TO DO:
Return the material word for word. Do not include pictures.
[START]
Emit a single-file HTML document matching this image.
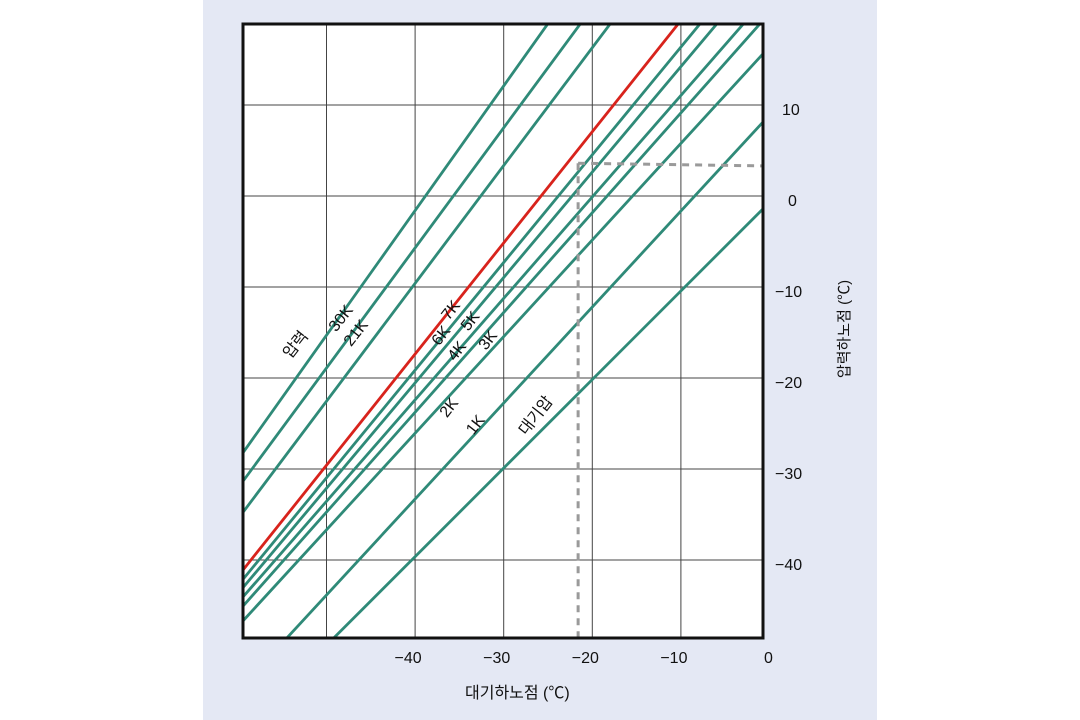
<!DOCTYPE html>
<html><head><meta charset="utf-8">
<style>
html,body{margin:0;padding:0;background:#fff;}
svg{display:block;font-family:"Liberation Sans","Noto Sans CJK KR",sans-serif;}
</style></head>
<body>
<svg id="chart" width="1080" height="720" viewBox="0 0 1080 720">
  <rect x="203" y="0" width="674" height="720" fill="#e4e8f4"/>
  <defs><clipPath id="plotclip"><rect x="243" y="24" width="520" height="614"/></clipPath></defs>
  <rect x="243" y="24" width="520" height="614" fill="#fff"/>
  <g id="grid"></g>
  <g id="lines" clip-path="url(#plotclip)"></g>
  <g id="ref" clip-path="url(#plotclip)"></g>
  <rect x="243" y="24" width="520" height="614" fill="none" stroke="#111" stroke-width="3"/>
  <g id="xticks"></g>
  <g id="yticks"></g>
  <g id="labels"></g>
  <text x="465" y="698" font-size="16" fill="#111">대기하노점 (℃)</text>
  <text x="0" y="0" font-size="15" fill="#111" text-anchor="middle" transform="translate(849,329) rotate(-90)">압력하노점 (℃)</text>
</svg>
<script>
// data
const xTicks = [-40, -30, -20, -10, 0];
const xGrid = [-50, -40, -30, -20, -10];
const yTicks = [10, 0, -10, -20, -30, -40];
const lineNames = ["line-a","line-30k","line-21k","line-7k","line-6k","line-5k","line-4k","line-3k","line-2k","line-1k","line-atm"];
const yAtMinus60 = [-29.0, -32.1, -35.5, -41.8, -42.8, -43.7, -44.7, -45.7, -47.3, -54.4, -59.1];
const yAtZero    = [53.2, 47.1, 42.2, 31.5, 28.2, 25.8, 22.2, 20.1, 16.4, 8.9, -0.7];
const highlight  = [false,false,false,true,false,false,false,false,false,false,false];
const refX = -21.6;
const refY0 = 3.6;
const refY1 = 3.3;
const labelTexts = ["압력","30K","21K","7K","6K","5K","4K","3K","2K","1K","대기압"];
const labelX = [-53.4, -48.3, -46.6, -35.9, -37.0, -33.7, -35.2, -31.7, -36.1, -33.1, -26.3];
const labelY = [-16.4, -13.5, -15.1, -12.6, -15.4, -13.8, -17.1, -15.9, -23.3, -25.2, -24.2];

// scales
const sx = v => 769.5 + v * 8.86;
const sy = v => 196 - v * 9.1;
const NS = "http://www.w3.org/2000/svg";
function mk(tag, attrs, parent){ const e=document.createElementNS(NS,tag); for(const k in attrs) e.setAttribute(k,attrs[k]); parent.appendChild(e); return e; }

const grid = document.getElementById('grid');
xGrid.forEach(v=>{
  const l = mk('line',{x1:sx(v),x2:sx(v),y1:24,y2:638,stroke:'#444','stroke-width':1},grid);
  
  
});
yTicks.forEach(v=>{
  const l = mk('line',{x1:243,x2:763,y1:sy(v),y2:sy(v),stroke:'#444','stroke-width':1},grid);
  
  
});

const lg = document.getElementById('lines');
lineNames.forEach((n,i)=>{
  const l = mk('line',{x1:sx(-60),y1:sy(yAtMinus60[i]),x2:sx(0),y2:sy(yAtZero[i]),stroke:highlight[i]?'#d8231c':'#2f8a78','stroke-width':2.8},lg);
  
  
});

const rg = document.getElementById('ref');
const v1 = mk('line',{x1:sx(refX),y1:sy(refY0),x2:sx(refX),y2:640,stroke:'#9a9a9a','stroke-width':3,'stroke-dasharray':'7,6'},rg);


const h1 = mk('line',{x1:sx(refX),y1:sy(refY0),x2:sx(0),y2:sy(refY1),stroke:'#9a9a9a','stroke-width':3,'stroke-dasharray':'7,6'},rg);



const xt = document.getElementById('xticks');
xTicks.forEach(v=>{
  const t = mk('text',{x:sx(v)-(v<0?7:1),y:663,'font-size':16,fill:'#111','text-anchor':'middle'},xt);
  t.textContent = v<0 ? '\u2212'+Math.abs(v) : String(v);
  
  
});
const yt = document.getElementById('yticks');
yTicks.forEach(v=>{
  const t = mk('text',{x:v<0?775:(v===0?788:782),y:sy(v)+10,'font-size':16,fill:'#111'},yt);
  t.textContent = v<0 ? '\u2212'+Math.abs(v) : String(v);
  
  
});

const lb = document.getElementById('labels');
labelTexts.forEach((s,i)=>{
  const t = mk('text',{x:0,y:0,'font-size':16,fill:'#111','text-anchor':'middle','dominant-baseline':'middle',transform:`translate(${sx(labelX[i])},${sy(labelY[i])}) rotate(-52)`},lb);
  t.textContent = s;
  
  
});
</script>
</body></html>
[END]
REPLY:
Emit a single-file HTML document matching this image.
<!DOCTYPE html>
<html><head><meta charset="utf-8">
<style>
html,body{margin:0;padding:0;background:#fff;}
svg{display:block;font-family:"Liberation Sans","Noto Sans CJK KR",sans-serif;}
</style></head>
<body>
<svg id="chart" width="1080" height="720" viewBox="0 0 1080 720">
  <rect x="203" y="0" width="674" height="720" fill="#e4e8f4"/>
  <defs><clipPath id="plotclip"><rect x="243" y="24" width="520" height="614"/></clipPath></defs>
  <rect x="243" y="24" width="520" height="614" fill="#fff"/>
  <g id="grid"></g>
  <g id="lines" clip-path="url(#plotclip)"></g>
  <g id="ref" clip-path="url(#plotclip)"></g>
  <rect x="243" y="24" width="520" height="614" fill="none" stroke="#111" stroke-width="3"/>
  <g id="xticks"></g>
  <g id="yticks"></g>
  <g id="labels"></g>
  <text x="465" y="698" font-size="16" fill="#111">대기하노점 (℃)</text>
  <text x="0" y="0" font-size="15" fill="#111" text-anchor="middle" transform="translate(849,329) rotate(-90)">압력하노점 (℃)</text>
</svg>
<script>
// data
const xTicks = [-40, -30, -20, -10, 0];
const xGrid = [-50, -40, -30, -20, -10];
const yTicks = [10, 0, -10, -20, -30, -40];
const lineNames = ["line-a","line-30k","line-21k","line-7k","line-6k","line-5k","line-4k","line-3k","line-2k","line-1k","line-atm"];
const yAtMinus60 = [-29.0, -32.1, -35.5, -41.8, -42.8, -43.7, -44.7, -45.7, -47.3, -54.4, -59.1];
const yAtZero    = [53.2, 47.1, 42.2, 31.5, 28.2, 25.8, 22.2, 20.1, 16.4, 8.9, -0.7];
const highlight  = [false,false,false,true,false,false,false,false,false,false,false];
const refX = -21.6;
const refY0 = 3.6;
const refY1 = 3.3;
const labelTexts = ["압력","30K","21K","7K","6K","5K","4K","3K","2K","1K","대기압"];
const labelX = [-53.4, -48.3, -46.6, -35.9, -37.0, -33.7, -35.2, -31.7, -36.1, -33.1, -26.3];
const labelY = [-16.4, -13.5, -15.1, -12.6, -15.4, -13.8, -17.1, -15.9, -23.3, -25.2, -24.2];

// scales
const sx = v => 769.5 + v * 8.86;
const sy = v => 196 - v * 9.1;
const NS = "http://www.w3.org/2000/svg";
function mk(tag, attrs, parent){ const e=document.createElementNS(NS,tag); for(const k in attrs) e.setAttribute(k,attrs[k]); parent.appendChild(e); return e; }

const grid = document.getElementById('grid');
xGrid.forEach(v=>{
  const l = mk('line',{x1:sx(v),x2:sx(v),y1:24,y2:638,stroke:'#444','stroke-width':1},grid);
  
  
});
yTicks.forEach(v=>{
  const l = mk('line',{x1:243,x2:763,y1:sy(v),y2:sy(v),stroke:'#444','stroke-width':1},grid);
  
  
});

const lg = document.getElementById('lines');
lineNames.forEach((n,i)=>{
  const l = mk('line',{x1:sx(-60),y1:sy(yAtMinus60[i]),x2:sx(0),y2:sy(yAtZero[i]),stroke:highlight[i]?'#d8231c':'#2f8a78','stroke-width':2.8},lg);
  
  
});

const rg = document.getElementById('ref');
const v1 = mk('line',{x1:sx(refX),y1:sy(refY0),x2:sx(refX),y2:640,stroke:'#9a9a9a','stroke-width':3,'stroke-dasharray':'7,6'},rg);


const h1 = mk('line',{x1:sx(refX),y1:sy(refY0),x2:sx(0),y2:sy(refY1),stroke:'#9a9a9a','stroke-width':3,'stroke-dasharray':'7,6'},rg);



const xt = document.getElementById('xticks');
xTicks.forEach(v=>{
  const t = mk('text',{x:sx(v)-(v<0?7:1),y:663,'font-size':16,fill:'#111','text-anchor':'middle'},xt);
  t.textContent = v<0 ? '\u2212'+Math.abs(v) : String(v);
  
  
});
const yt = document.getElementById('yticks');
yTicks.forEach(v=>{
  const t = mk('text',{x:v<0?775:(v===0?788:782),y:sy(v)+10,'font-size':16,fill:'#111'},yt);
  t.textContent = v<0 ? '\u2212'+Math.abs(v) : String(v);
  
  
});

const lb = document.getElementById('labels');
labelTexts.forEach((s,i)=>{
  const t = mk('text',{x:0,y:0,'font-size':16,fill:'#111','text-anchor':'middle','dominant-baseline':'middle',transform:`translate(${sx(labelX[i])},${sy(labelY[i])}) rotate(-52)`},lb);
  t.textContent = s;
  
  
});
</script>
</body></html>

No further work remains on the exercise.